Proceed with the acquisition using a structured earn-out. The standalone valuation of the target at a 7.5x multiple is excessive given its lower EBITDA margins. A tiered payment plan linked to margin expansion ensures the investment aligns with the 22 percent IRR mandate while securing the necessary geographic footprint.

Implementation Roadmap

1. Critical Path

  • Month 1: Financial and operational due diligence focusing on customer contract stickiness and machine fleet age.
  • Month 2: Finalization of the earn-out agreement and debt financing secured at the 5.5 percent rate.
  • Month 3: Integration of the Victorian service fleet into the ECG dispatch system to optimize technician routes.
  • Month 4: Migration of target customers to ECG higher-margin consumable supply chain.

2. Key Constraints

  • Technical Compatibility: If the target machine fleet requires different spare parts, the expected maintenance savings will vanish.
  • Sales Force Retention: The Victorian market relies on local relationships; losing key account managers during the transition will spike churn.

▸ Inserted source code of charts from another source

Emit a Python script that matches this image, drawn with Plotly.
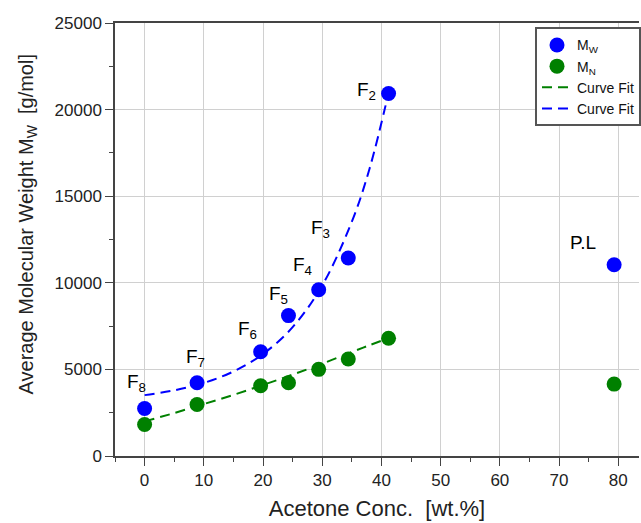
import plotly.graph_objects as go

# Data
acetone = [0, 8.86, 19.6, 24.3, 29.4, 34.4, 41.2, 79.3]
mw = [2745, 4228, 6023, 8107, 9596, 11431, 20928, 11044]
mn = [1818, 2977, 4054, 4228, 5003, 5600, 6799, 4152]
labels = ["F<sub>8</sub>", "F<sub>7</sub>", "F<sub>6</sub>", "F<sub>5</sub>",
          "F<sub>4</sub>", "F<sub>3</sub>", "F<sub>2</sub>", "P.L"]

fit_x = [0, 5, 10, 15, 20, 25, 30, 35, 38, 41.2]
fit_mw = [3515, 3790, 4220, 4880, 5890, 7440, 9850, 13530, 16600, 20970]
fit_mn = [2000, 2480, 3000, 3530, 4100, 4700, 5330, 6000, 6400, 6800]

x_title = "Acetone Conc.  [wt.%]"
y_title = "Average Molecular Weight M<sub>W</sub>  [g/mol]"

# label offsets (pixels) relative to the Mw marker
label_dx = [-8, -2, -13, -10, -16, -28, -22, -31]
label_dy = [25, 25, 22, 21, 24, 29, 3, 22]

BLUE = "#0000ff"
GREEN = "#008000"
FONT = "Arial, Liberation Sans, sans-serif"

fig = go.Figure()
fig.add_trace(go.Scatter(x=fit_x, y=fit_mn, mode="lines", name="Curve Fit",
                         line=dict(color=GREEN, width=2, dash="10px,6px", shape="spline"),
                         legendrank=3))
fig.add_trace(go.Scatter(x=fit_x, y=fit_mw, mode="lines", name="Curve Fit",
                         line=dict(color=BLUE, width=2, dash="10px,6px", shape="spline"),
                         legendrank=4))
fig.add_trace(go.Scatter(x=acetone, y=mw, mode="markers", name="M<sub>W</sub>",
                         marker=dict(color=BLUE, size=15), legendrank=1))
fig.add_trace(go.Scatter(x=acetone, y=mn, mode="markers", name="M<sub>N</sub>",
                         marker=dict(color=GREEN, size=15), legendrank=2))

for xv, yv, t, dx, dy in zip(acetone, mw, labels, label_dx, label_dy):
    fig.add_annotation(x=xv, y=yv, text=t, showarrow=False, xshift=dx, yshift=dy,
                       font=dict(size=19, color="black", family=FONT))

# y-axis title (placed as a rotated annotation, slightly above plot centre as in the reference)
fig.add_annotation(xref="paper", yref="paper", x=-0.167, y=0.536, text=y_title,
                   textangle=-90, showarrow=False, xanchor="center", yanchor="middle",
                   font=dict(size=20, color="#222", family=FONT))

axis_common = dict(
    showline=True, linecolor="#444", linewidth=1.5,
    ticks="outside", ticklen=8, tickwidth=1.2, tickcolor="#444",
    showgrid=True, gridcolor="#d0d0d0", gridwidth=1, zeroline=False,
    tickfont=dict(size=17, color="#222", family=FONT),
)

fig.update_xaxes(range=[-5, 83.5], dtick=10, tick0=0, mirror=True,
                 minor=dict(ticks="outside", ticklen=4, dtick=5, tick0=0, tickcolor="#444", showgrid=False),
                 title=dict(text=x_title, font=dict(size=22, color="#222", family=FONT), standoff=11),
                 **axis_common)
fig.update_yaxes(range=[0, 25000], dtick=5000, tick0=0, tickformat="d",
                 minor=dict(ticks="outside", ticklen=4, dtick=2500, tick0=0, tickcolor="#444", showgrid=False),
                 **axis_common)

fig.update_layout(
    width=641, height=523,
    margin=dict(l=115, r=0, t=23, b=67),
    plot_bgcolor="white", paper_bgcolor="white",
    font=dict(family=FONT),
    legend=dict(x=0.802, y=0.99, xanchor="left", yanchor="top",
                bgcolor="white", bordercolor="#555", borderwidth=2,
                font=dict(size=14, color="#111", family=FONT),
                tracegroupgap=0, itemwidth=30),
)

fig.write_html("out.html")
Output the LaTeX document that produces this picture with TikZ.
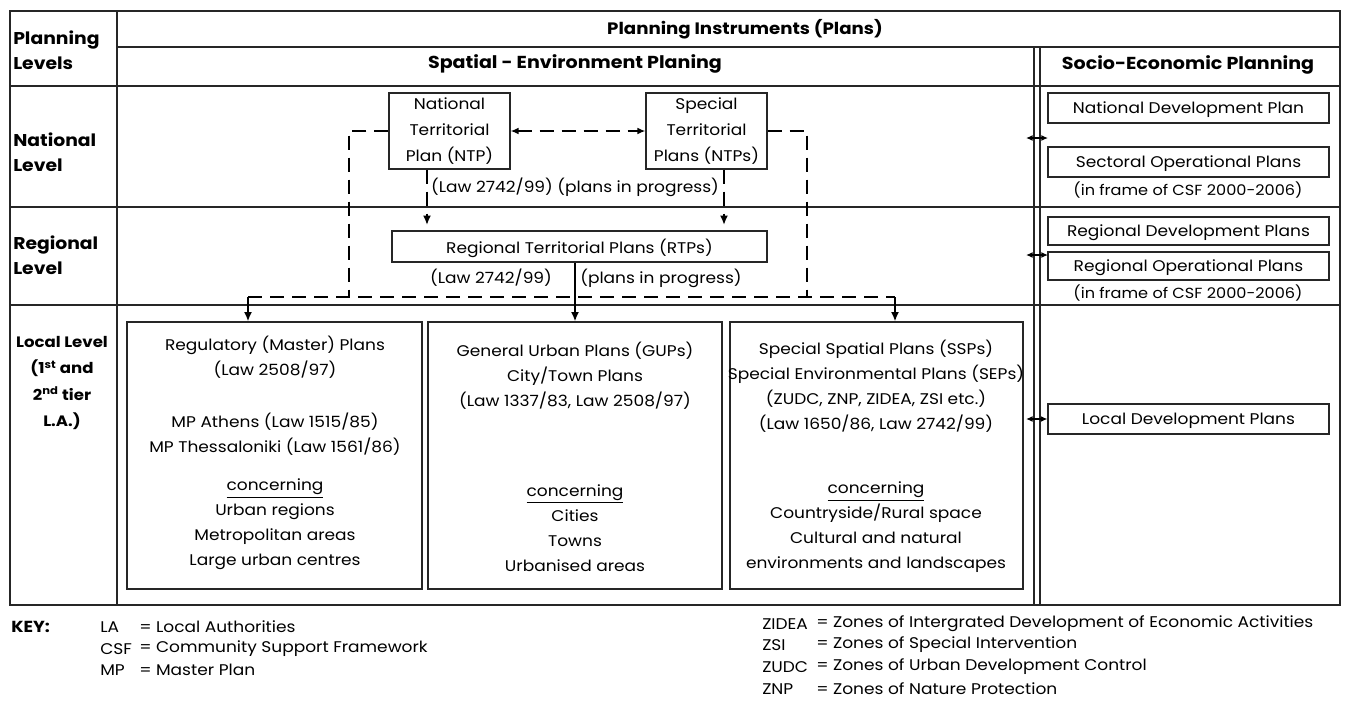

3. Risk-Adjusted Implementation Strategy

The plan assumes a 15 percent attrition rate in the first year post-acquisition. To mitigate this, the implementation will prioritize a 90-day stabilization period where no pricing changes are made to the target customer base. Expansion of the product catalog will only occur in phase two to ensure service quality remains consistent during the brand transition.

Executive Review and BLUF

1. BLUF

Acquire the target company with a capped entry multiple of 6.2x EBITDA, utilizing an earn-out to reach the sellers 7.5x ask only if margin parity is achieved within 24 months. The current valuation gap is too wide to ignore. The Victorian market entry is vital for the eventual exit of The Growth Fund, but overpaying today destroys the terminal value return. Focus on immediate supply chain integration to capture the 6 percent margin differential between the two entities. VERDICT: APPROVED FOR LEADERSHIP REVIEW.

2. Dangerous Assumption

The analysis assumes that the 24 percent EBITDA margin of ECG is transferable to the target. This ignores the possibility that the targets lower margins are a structural reality of the Victorian competitive landscape rather than a result of operational inefficiency.

3. Unaddressed Risks

  • Interest Rate Volatility: A 150-basis point increase in the cost of debt would compress the IRR below the 22 percent threshold.
  • Consumable Price Deflation: Increasing competition in the wholesale bean market may erode the 65 percent recurring revenue stream.

4. Unconsidered Alternative

The team has not evaluated a joint venture model in Victoria. Partnering with a local distributor would allow ECG to capture consumable growth without the capital intensive burden of acquiring an aging machine fleet and the associated maintenance liabilities.

5. MECE Analysis of Integration

  • Revenue Growth: Cross-selling ECG premium tea and chocolate lines to the target customer base.
  • Cost Efficiency: Consolidating roasting operations and optimizing technician route density.
  • Capital Optimization: Standardizing the machine fleet to reduce inventory holding costs for spare parts.